What Ms Holgate overlooked in her 100-plus page submission to the Senate - and her subsequent interview with Laura Tingle on the ABC - is that as well as being the chief executive of a statutory corporation, she was a public servant and therefore had a public duty to the parliament. This means, at the very least, that when the PM and the Leader of the Opposition said she should step aside while an investigation was carried out into her gift of watches to senior executives, she should have done just that without argument.


Instead, she has arrogantly chosen to argue that she is above parliament and to argue that the suggestion that she should stand aside “is the most disgraceful act of bullying she has ever seen”.


In addition, when she appeared before the Senate committee, Senator Kim Carr asked Ms Holgate whether she thought her treatment was gender-based.


She said it was.


If she meant by this that no male had been treated as badly as she was, she was wrong.


In 2003, an official in DFAT alleged that the Australian Wheat Board was paying bribes to Saddam Hussein’s regime in Iraq, contrary to international and Australian law.


As a consequence, AWB CEO Andrew Lindberg - who had been instrumental in saving the livelihoods of countless numbers of Australian wheat-growers - was unceremoniously sacked by the Howard government in 2006.


In 2007 the Cole commission recommended that criminal investigations into Lindberg’s conduct should be undertaken. Cole had found that the AWB had paid an Iraqi company to transport wheat sold to Iraq around the country. That company had probably paid some money to Saddam Hussein.


The AWB and Lindberg were sued by some wheat-growers who wanted the transport charges refunded to them. The court dismissed the case.


Lindberg was also investigated by the AFP and the DPP concluded there was insufficient evidence that a crime had been committed.


An ASIC investigation was commenced in 2008 at the instigation of the Rudd government but no charges have ever been laid.


Compared to Lindberg, the suggestion that Holgate should step aside while she was investigated for a possible breach of public duty, was a very light touch indeed. It is likely that had she done so she would have been reinstated once the executives handed back the Cartier watches.
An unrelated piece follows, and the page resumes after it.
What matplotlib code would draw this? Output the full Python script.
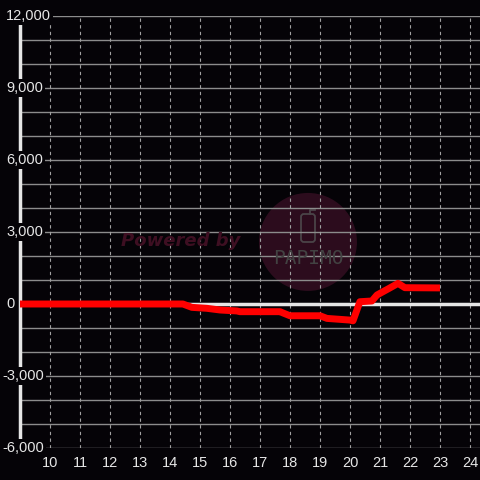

The evidence for this is that she still holds a public office as chair of the Board of Trade and has not been asked to resign.


The hypocrisy in this matter arises from the fact that Opposition leader, Anthony Albanese, has sought to weaponise the issue to highlight Scott Morrison’s problems with women and to distance himself from his own calls for Ms Holgate to stand aside.


Inconsistency is displayed by women crossbenchers, Helen Haines and Jacqui Lambie, who have agreed that Ms Holgate was mistreated by Mr Morrison, and called on him to apologise.


Both these women are supporters of a full-scale Independent Commission Against Corruption (ICAC) as proposed by a group of retired judges.


Under that draft legislation, Ms Holgate’s payment in kind to senior executives of Australia Post - who were also public officials - would have been deemed corruption and they would have been hauled in front of the proposed ICAC and publicly humiliated, in the same way that NSW premier, Barry O’Farrell was humiliated for accepting a bottle of Grange from an unknown donor.


Ms Haines, in particular, doesn’t seem to understand the implications of the legislation she strongly supports.